Anatomy of an Occupation
By Robin of Berkeley:
If you’re wondering whether I was at Occupy Berkeley on October 15, the answer is no. I didn’t have to attend; every day around here is Occupy Berkeley.
Because every moment of every day, I am surrounded by people who believe the insanity spewed by the occupants of Occupy. When I listened to the well-crafted video produced by three intrepid, Bay Area tea partiers at Occupy Oakland, none of what I heard surprised me. I thought, “Just another day in Berkeley or Oakland.
Around here almost everyone thinks like these Marxist spewing militants. While in your neck of the woods random strangers may comment, “Nice day if it doesn’t rain,” around here the words would be, “Nice day for a revolution.”
While the video didn’t shock me, it did disturb. What troubled me wasn’t just how widespread is the diatribe, but that up until a few, short years ago, I believed all of it. Before Obama came on the scene, I could have been interviewed, mumbling and bumbling, just like those other frothing-at-the-mouth leftists.
I would also have parroted the Third-World loving party line. I too would have angrily and self-righteously proclaimed that the US was the root of all evil in the world.

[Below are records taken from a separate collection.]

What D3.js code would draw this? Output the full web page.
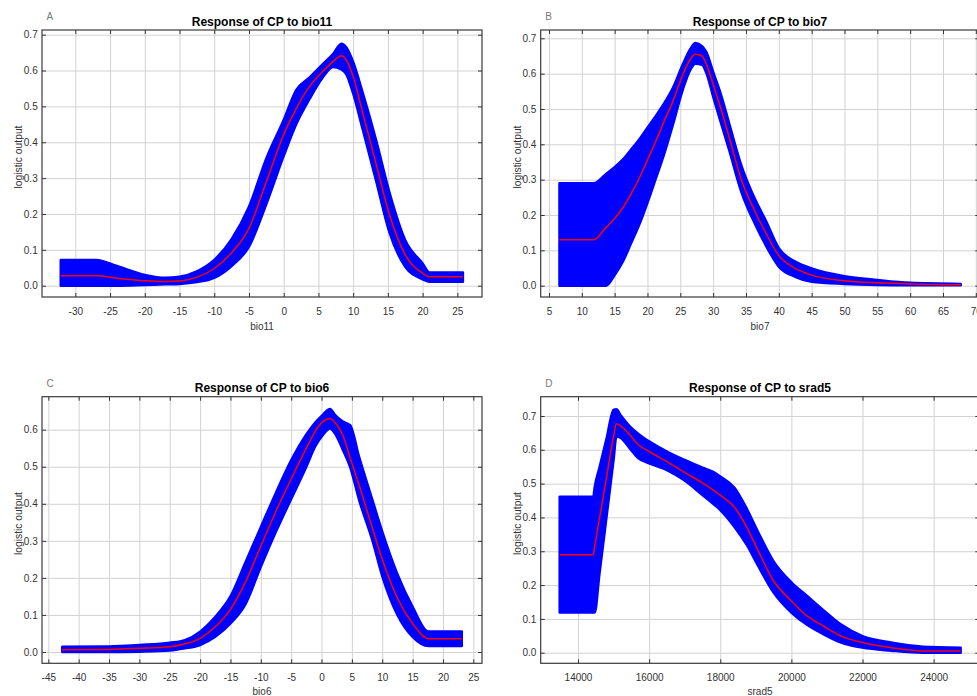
<!DOCTYPE html>
<html><head><meta charset="utf-8">
<script src="https://cdn.jsdelivr.net/npm/d3@7"></script>
<style>body{margin:0;background:#fff;}svg{display:block;}</style>
</head><body>
<script>
// ---------- DATA ----------
// Panel A: bio11
const bio11_x     = [-32.1, -27, -24, -20, -17, -15, -12.5, -10, -7.5, -5, -2.5, 0, 1.8, 3.7, 5.6, 7.1, 8.3, 9, 10, 11.4, 13.3, 15.2, 17.5, 20, 21, 25.8];
const bio11_mean  = [0.028, 0.028, 0.021, 0.014, 0.012, 0.013, 0.024, 0.048, 0.092, 0.16, 0.29, 0.422, 0.494, 0.555, 0.597, 0.625, 0.641, 0.63, 0.583, 0.48, 0.34, 0.2, 0.086, 0.035, 0.025, 0.025];
const bio11_upper = [0.072, 0.072, 0.055, 0.03, 0.022, 0.025, 0.04, 0.072, 0.13, 0.22, 0.355, 0.462, 0.545, 0.58, 0.617, 0.646, 0.675, 0.665, 0.624, 0.536, 0.406, 0.262, 0.127, 0.062, 0.037, 0.037];
const bio11_lower = [0.0, 0.0, 0.0, 0.002, 0.004, 0.005, 0.01, 0.022, 0.055, 0.109, 0.228, 0.362, 0.45, 0.52, 0.58, 0.61, 0.603, 0.59, 0.536, 0.434, 0.293, 0.15, 0.053, 0.018, 0.011, 0.011];
const bio11_xticks = [-30, -25, -20, -15, -10, -5, 0, 5, 10, 15, 20, 25];
const bio11_yticks = [0, 0.1, 0.2, 0.3, 0.4, 0.5, 0.6, 0.7];

// Panel B: bio7
const bio7_x     = [6.6, 11.8, 13.7, 15, 16.3, 17.5, 18.8, 20, 21.3, 22.5, 23.9, 25.4, 26.5, 27.3, 28.3, 29, 30, 31.2, 32.5, 34.3, 36.5, 38, 40, 42.5, 45, 50, 55, 60, 67.7];
const bio7_mean  = [0.13, 0.13, 0.165, 0.19, 0.222, 0.26, 0.306, 0.356, 0.41, 0.464, 0.523, 0.598, 0.64, 0.655, 0.65, 0.625, 0.57, 0.5, 0.416, 0.3, 0.205, 0.15, 0.085, 0.049, 0.03, 0.014, 0.008, 0.005, 0.003];
const bio7_upper = [0.29, 0.29, 0.316, 0.335, 0.358, 0.385, 0.415, 0.447, 0.481, 0.515, 0.561, 0.627, 0.669, 0.687, 0.678, 0.66, 0.605, 0.54, 0.455, 0.34, 0.24, 0.185, 0.106, 0.068, 0.049, 0.027, 0.016, 0.008, 0.005];
const bio7_lower = [0.0, 0.0, 0.0, 0.03, 0.07, 0.12, 0.175, 0.235, 0.305, 0.37, 0.457, 0.556, 0.61, 0.628, 0.625, 0.6, 0.535, 0.46, 0.38, 0.265, 0.17, 0.115, 0.054, 0.025, 0.011, 0.005, 0.002, 0.001, 0.001];
const bio7_xticks = [5, 10, 15, 20, 25, 30, 35, 40, 45, 50, 55, 60, 65, 70];
const bio7_yticks = [0, 0.1, 0.2, 0.3, 0.4, 0.5, 0.6, 0.7];

// Panel C: bio6
const bio6_x     = [-42.7, -35, -30, -25, -22.5, -20, -17.5, -15, -12.5, -10, -7.5, -5, -2.5, -1, 0.2, 1.4, 2.2, 3.5, 4.7, 6.2, 8.4, 10, 12.5, 15, 17.6, 23.1];
const bio6_mean  = [0.006, 0.007, 0.01, 0.014, 0.022, 0.037, 0.068, 0.115, 0.19, 0.286, 0.38, 0.467, 0.55, 0.597, 0.621, 0.63, 0.62, 0.585, 0.525, 0.45, 0.333, 0.25, 0.145, 0.077, 0.036, 0.036];
const bio6_upper = [0.014, 0.015, 0.019, 0.025, 0.032, 0.055, 0.095, 0.15, 0.243, 0.337, 0.43, 0.517, 0.587, 0.62, 0.64, 0.656, 0.64, 0.622, 0.612, 0.526, 0.409, 0.325, 0.21, 0.122, 0.055, 0.055];
const bio6_lower = [0.0, 0.0, 0.001, 0.004, 0.01, 0.019, 0.041, 0.077, 0.13, 0.23, 0.325, 0.413, 0.5, 0.556, 0.585, 0.603, 0.59, 0.546, 0.5, 0.41, 0.3, 0.205, 0.1, 0.041, 0.016, 0.016];
const bio6_xticks = [-45, -40, -35, -30, -25, -20, -15, -10, -5, 0, 5, 10, 15, 20, 25];
const bio6_yticks = [0, 0.1, 0.2, 0.3, 0.4, 0.5, 0.6];

// Panel D: srad5
const srad5_x     = [13485, 14430, 14470, 14600, 14800, 15000, 15080, 15200, 15450, 15700, 16000, 16500, 17000, 17500, 17800, 18000, 18400, 18750, 19050, 19500, 20000, 20450, 20900, 21400, 22000, 22800, 23700, 24760];
const srad5_mean  = [0.29, 0.29, 0.315, 0.394, 0.517, 0.64, 0.677, 0.671, 0.645, 0.615, 0.595, 0.565, 0.533, 0.502, 0.481, 0.466, 0.43, 0.37, 0.305, 0.212, 0.153, 0.108, 0.079, 0.049, 0.03, 0.015, 0.005, 0.005];
const srad5_upper = [0.461, 0.461, 0.49, 0.546, 0.632, 0.718, 0.72, 0.702, 0.67, 0.647, 0.625, 0.595, 0.57, 0.547, 0.535, 0.521, 0.488, 0.425, 0.36, 0.27, 0.208, 0.167, 0.126, 0.083, 0.049, 0.03, 0.018, 0.015];
const srad5_lower = [0.119, 0.119, 0.119, 0.23, 0.40, 0.57, 0.639, 0.635, 0.605, 0.575, 0.56, 0.54, 0.509, 0.466, 0.44, 0.422, 0.372, 0.318, 0.26, 0.178, 0.119, 0.082, 0.055, 0.03, 0.015, 0.006, 0.0, 0.0];
const srad5_xticks = [14000, 16000, 18000, 20000, 22000, 24000];
const srad5_yticks = [0, 0.1, 0.2, 0.3, 0.4, 0.5, 0.6, 0.7];

const panelLetters = ["A", "B", "C", "D"];
const panelTitles = ["Response of CP to bio11", "Response of CP to bio7", "Response of CP to bio6", "Response of CP to srad5"];
const xLabels = ["bio11", "bio7", "bio6", "srad5"];
const yLabel = "logistic output";

// ---------- LAYOUT ----------
const panels = [
  {x: bio11_x, mean: bio11_mean, lo: bio11_lower, hi: bio11_upper, xt: bio11_xticks, yt: bio11_yticks,
   box: {x0: 42, x1: 482, y0: 30, y1: 297}, xdom: [-34.8, 28.55], ydom: [-0.0315, 0.713]},
  {x: bio7_x, mean: bio7_mean, lo: bio7_lower, hi: bio7_upper, xt: bio7_xticks, yt: bio7_yticks,
   box: {x0: 540.7, x1: 979.3, y0: 30, y1: 297}, xdom: [3.74, 70.53], ydom: [-0.032, 0.7235]},
  {x: bio6_x, mean: bio6_mean, lo: bio6_lower, hi: bio6_upper, xt: bio6_xticks, yt: bio6_yticks,
   box: {x0: 42, x1: 482, y0: 396.7, y1: 663.3}, xdom: [-46.04, 26.43], ydom: [-0.0305, 0.689]},
  {x: srad5_x, mean: srad5_mean, lo: srad5_lower, hi: srad5_upper, xt: srad5_xticks, yt: srad5_yticks,
   box: {x0: 540.7, x1: 979.3, y0: 396.7, y1: 663.3}, xdom: [12951, 25284], ydom: [-0.0313, 0.757]}
];

const FONT = "'Liberation Sans', Arial, sans-serif";
const svg = d3.select("body").append("svg").attr("width", 977).attr("height", 696);
svg.append("rect").attr("width", 977).attr("height", 696).attr("fill", "#fff");

const fmtX = d => String(d);
const fmtY = d3.format(".1f");

panels.forEach((p, k) => {
  const b = p.box;
  const x = d3.scaleLinear().domain(p.xdom).range([b.x0, b.x1]);
  const y = d3.scaleLinear().domain(p.ydom).range([b.y1, b.y0]);
  const g = svg.append("g");
  const h = b.y1 - b.y0, w = b.x1 - b.x0;

  // gridlines
  const gx = g.append("g").attr("transform", `translate(0,${b.y1})`)
    .call(d3.axisBottom(x).tickValues(p.xt).tickSize(-h).tickFormat(""));
  const gy = g.append("g").attr("transform", `translate(${b.x0},0)`)
    .call(d3.axisLeft(y).tickValues(p.yt).tickSize(-w).tickFormat(""));
  [gx, gy].forEach(a => { a.select(".domain").remove(); a.selectAll("line").attr("stroke", "#d2d2d2").attr("stroke-width", 1); });

  // band + mean line
  const cid = "clip" + k;
  g.append("clipPath").attr("id", cid).append("rect")
    .attr("x", b.x0).attr("y", b.y0).attr("width", w).attr("height", h);
  const idx = d3.range(p.x.length);
  const area = d3.area().x(i => x(p.x[i])).y0(i => y(p.lo[i])).y1(i => y(p.hi[i])).curve(d3.curveMonotoneX);
  const line = d3.line().x(i => x(p.x[i])).y(i => y(p.mean[i])).curve(d3.curveMonotoneX);
  const pg = g.append("g").attr("clip-path", `url(#${cid})`);
  pg.append("path").datum(idx).attr("d", area).attr("fill", "#0000ff").attr("stroke", "#0000ff").attr("stroke-width", 2.5).attr("stroke-linejoin", "round");
  pg.append("path").datum(idx).attr("d", line).attr("fill", "none").attr("stroke", "#ff0000").attr("stroke-width", 1.5);

  // axes with inward ticks
  const ax = [
    g.append("g").attr("transform", `translate(0,${b.y1})`).call(d3.axisBottom(x).tickValues(p.xt).tickSize(-4).tickPadding(10.4).tickFormat(fmtX)),
    g.append("g").attr("transform", `translate(0,${b.y0})`).call(d3.axisTop(x).tickValues(p.xt).tickSize(-4).tickFormat("")),
    g.append("g").attr("transform", `translate(${b.x0},0)`).call(d3.axisLeft(y).tickValues(p.yt).tickSize(-4).tickPadding(4.3).tickFormat(fmtY)),
    g.append("g").attr("transform", `translate(${b.x1},0)`).call(d3.axisRight(y).tickValues(p.yt).tickSize(-4).tickFormat(""))
  ];
  ax.forEach(a => {
    a.select(".domain").remove();
    a.selectAll("line").attr("stroke", "#333").attr("stroke-width", 1);
    a.selectAll("text").attr("fill", "#333").style("font-family", FONT).style("font-size", "10px");
  });

  // frame
  g.append("rect").attr("x", b.x0).attr("y", b.y0).attr("width", w).attr("height", h)
    .attr("fill", "none").attr("stroke", "#3a3a3a").attr("stroke-width", 1.2);

  // texts
  const cx = (b.x0 + b.x1) / 2;
  g.append("text").attr("x", cx).attr("y", b.y0 - 4.3).attr("text-anchor", "middle")
    .style("font-family", FONT).style("font-size", "12px").style("font-weight", "bold").attr("fill", "#000")
    .text(panelTitles[k]);
  g.append("text").attr("x", b.x0 + 4.5).attr("y", b.y0 - 10).attr("text-anchor", "start")
    .style("font-family", FONT).style("font-size", "10px").attr("fill", "#777")
    .text(panelLetters[k]);
  g.append("text").attr("x", cx).attr("y", Math.min(b.y1 + 33, 695)).attr("text-anchor", "middle")
    .style("font-family", FONT).style("font-size", "10px").attr("fill", "#333")
    .text(xLabels[k]);
  const ly = b.y0 + h / 2 - 6.5, lx = b.x0 - 23.5;
  g.append("text").attr("transform", `translate(${lx},${ly}) rotate(-90)`).attr("text-anchor", "middle")
    .attr("dy", "0.35em")
    .style("font-family", FONT).style("font-size", "10.3px").attr("fill", "#333")
    .text(yLabel);
});
</script>
</body></html>
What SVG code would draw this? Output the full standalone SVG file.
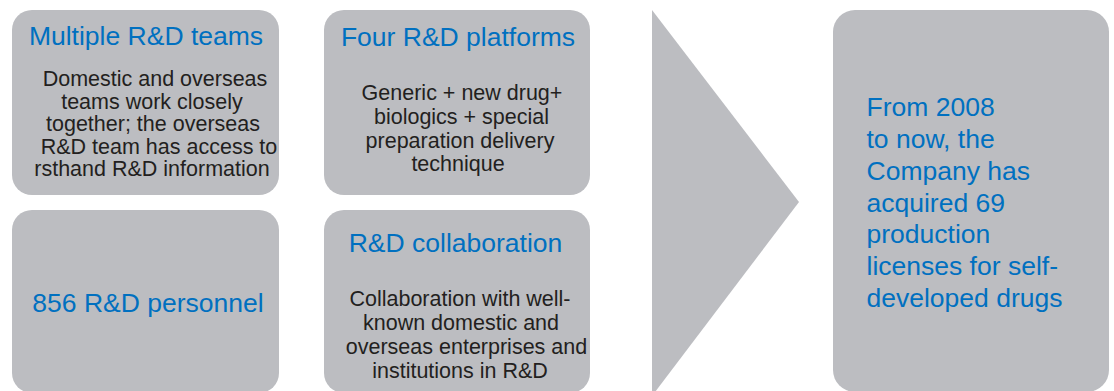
<svg xmlns="http://www.w3.org/2000/svg" width="1114" height="391" viewBox="0 0 1114 391">
<style>
.box{fill:#BCBDC1}
.t{font-family:"Liberation Sans",Arial,sans-serif;font-size:26.5px;fill:#0070C0}
.b{font-family:"Liberation Sans",Arial,sans-serif;font-size:21.5px;fill:#231F20;text-anchor:middle}
.c{text-anchor:middle}
</style>
<rect width="1114" height="391" fill="#FFFFFF"/>
<g id="node-teams">
<rect class="box" x="12" y="10" width="267" height="185" rx="20"/>
<text class="t c" x="146" y="45">Multiple R&amp;D teams</text>
<text class="b" x="155" y="86">Domestic and overseas</text>
<text class="b" x="152" y="108.5">teams work closely</text>
<text class="b" x="153" y="131">together; the overseas</text>
<text class="b" x="159" y="153.5">R&amp;D team has access to</text>
<text class="b" x="152" y="176">rsthand R&amp;D information</text>
</g>
<g id="node-platforms">
<rect class="box" x="324" y="10" width="266" height="185" rx="20"/>
<text class="t c" x="458" y="46">Four R&amp;D platforms</text>
<text class="b" x="462" y="100">Generic + new drug+</text>
<text class="b" x="461.5" y="124">biologics + special</text>
<text class="b" x="460" y="147.5">preparation delivery</text>
<text class="b" x="458" y="171">technique</text>
</g>
<g id="node-personnel">
<rect class="box" x="12" y="210" width="267" height="183" rx="20"/>
<text class="t c" x="148" y="312">856 R&amp;D personnel</text>
</g>
<g id="node-collaboration">
<rect class="box" x="324" y="210" width="266" height="183" rx="20"/>
<text class="t c" x="455.5" y="252">R&amp;D collaboration</text>
<text class="b" x="460" y="305.5">Collaboration with well-</text>
<text class="b" x="461" y="329.5">known domestic and</text>
<text class="b" x="466.5" y="353.5">overseas enterprises and</text>
<text class="b" x="460" y="377.5">institutions in R&amp;D</text>
</g>
<g id="connectors">
<polygon class="box" points="652,10 799,202 652,396"/>
</g>
<g id="node-result">
<rect class="box" x="833" y="10" width="276" height="382" rx="22"/>
<text class="t" x="866.5" y="115.7">From 2008</text>
<text class="t" x="866.5" y="147.5">to now, the</text>
<text class="t" x="866.5" y="179.5">Company has</text>
<text class="t" x="866.5" y="211.5">acquired 69</text>
<text class="t" x="866.5" y="243.3">production</text>
<text class="t" x="866.5" y="275">licenses for self-</text>
<text class="t" x="866.5" y="306.8">developed drugs</text>
</g>
</svg>
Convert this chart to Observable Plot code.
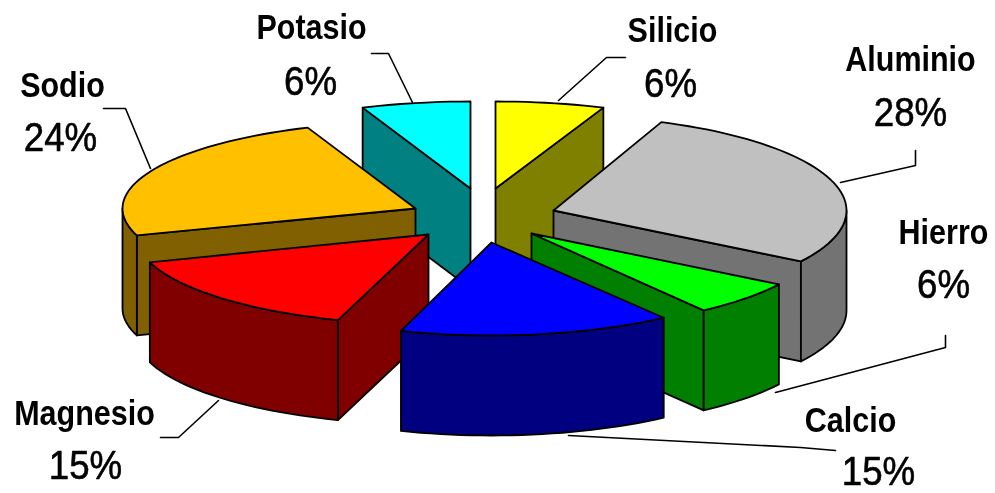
<!DOCTYPE html>
<html><head><meta charset="utf-8">
<style>html,body{margin:0;padding:0;background:#fff}svg{display:block;filter:blur(0.45px)}</style>
<script src="https://cdn.jsdelivr.net/npm/d3@7"></script>
<script src="https://cdn.jsdelivr.net/npm/@observablehq/plot@0.6"></script>
</head><body><script>
// Slices, clockwise from the top of the pie
const names = ["Silicio","Aluminio","Hierro","Calcio","Magnesio","Sodio","Potasio"];
const values = [6,28,6,15,15,24,6];
const topColors = ["#ffff00","#c0c0c0","#00ff00","#0000ff","#ff0000","#ffc000","#00ffff"];
const sideColors = ["#808000","#737373","#007f00","#000080","#800000","#806000","#008080"];
// Exploded apex of each slice, on the chart's pixel-sized x/y scales
const apexX = [495,553,531,491,428,415,470];
const apexY = [188,210,233,242,234,208,188];
const radiusY = [87,95,95,93,90,87,87];
const radiusX = 293, depth = 100;
const drawOrder = [6,0,1,5,2,4,3];
// Labels
const labelX = [672,910,943,850,84,62,311];
const labelY = [30,59,232,420,413,85,27];
const pctX = [670,910,943,878,85,60,310];
const pctY = [84,113,285,472,466,138,82];
const leaderX = [[625,606,558],[915,915,840],[945,945,775],[835,800,568],[160,178,218],[103,125,150],[371,388,412]];
const leaderY = [[57,57,100],[150,165,182],[335,347,392],[450,447,435],[437,437,400],[108,108,168],[53,53,102]];

const total = d3.sum(values);
const ends = d3.cumsum(values).map(v => v / total * 360);
const starts = ends.map((e, i) => e - values[i] / total * 360);
const pt = (i, deg, drop = 0) => {
  const r = deg * Math.PI / 180;
  return {x: apexX[i] + radiusX * Math.sin(r), y: apexY[i] - radiusY[i] * Math.cos(r) + drop};
};
const arc = (i, a, b, drop = 0) => {
  const n = Math.max(2, Math.ceil((b - a) / 2));
  return d3.range(n + 1).map(k => pt(i, a + (b - a) * k / n, drop));
};
const apex = (i, drop = 0) => ({x: apexX[i], y: apexY[i] + drop});

const polys = [];
const add = (pts, fill) => { const id = polys.length ? polys[polys.length - 1].id + 1 : 0; pts.forEach(p => polys.push({...p, id, fill})); };
for (const i of drawOrder) {
  const a = starts[i], b = ends[i];
  if (a > 180) { const e = pt(i, a); add([apex(i), e, {x: e.x, y: e.y + depth}, apex(i, depth)], sideColors[i]); }
  if (b < 180) { const e = pt(i, b); add([apex(i), e, {x: e.x, y: e.y + depth}, apex(i, depth)], sideColors[i]); }
  const w0 = Math.max(a, 90), w1 = Math.min(b, 270);
  if (w1 > w0) add([...arc(i, w0, w1), ...arc(i, w0, w1, depth).reverse()], sideColors[i]);
  add([apex(i), ...arc(i, a, b)], topColors[i]);
}
const leaders = leaderX.flatMap((xs, i) => xs.map((x, k) => ({x, y: leaderY[i][k], id: i})));
const labels = names.map((n, i) => ({t: n, x: labelX[i], y: labelY[i]}));
const pcts = values.map((v, i) => ({t: v + "%", x: pctX[i], y: pctY[i]}));

const chart = Plot.plot({
  width: 995, height: 493, margin: 0,
  x: {domain: [0, 995], range: [0, 995], axis: null},
  y: {domain: [0, 493], range: [0, 493], axis: null},
  style: {background: "#fff"},
  marks: [
    Plot.line(polys, {x: "x", y: "y", z: "id", fill: "fill", stroke: "#000", strokeWidth: 1.8, curve: "linear-closed", strokeLinejoin: "round"}),
    Plot.line(leaders, {x: "x", y: "y", z: "id", stroke: "#000", strokeWidth: 1.6}),
    Plot.text(labels, {x: "x", y: "y", text: "t", fontSize: 27, fontWeight: "bold", fontFamily: "Liberation Sans", fill: "#000", className: "lab"}),
    Plot.text(pcts, {x: "x", y: "y", text: "t", fontSize: 34, fontFamily: "Liberation Sans", fill: "#000", stroke: "#000", strokeWidth: 0.5, className: "pct"})
  ]
});
// The reference's lettering is stretched: taller than the font's natural proportions
const stretch = (sel, sx, sy) => chart.querySelectorAll(sel + " text").forEach(t =>
  t.setAttribute("transform", (t.getAttribute("transform") || "") + ` scale(${sx},${sy})`));
stretch(".lab", 1.13, 1.3);
stretch(".pct", 1.08, 1.18);
document.body.appendChild(chart);
</script></body></html>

To me, capitalism was bad, communism good (which I discovered after watching the handsome Warren Beatty in the sweeping thriller, Reds). I envied Cuba, home of the finest health care system in the world (thank you, Michael Moore). And I, like our current occupiers, ranted and raved about the racist, patriarchal, capitalist system with its millionaire fat cats (which I learned from reading books by those millionaire fat cats, Noam Chomsky, Al Franken, Gloria Steinem and the late Howard Zinn.)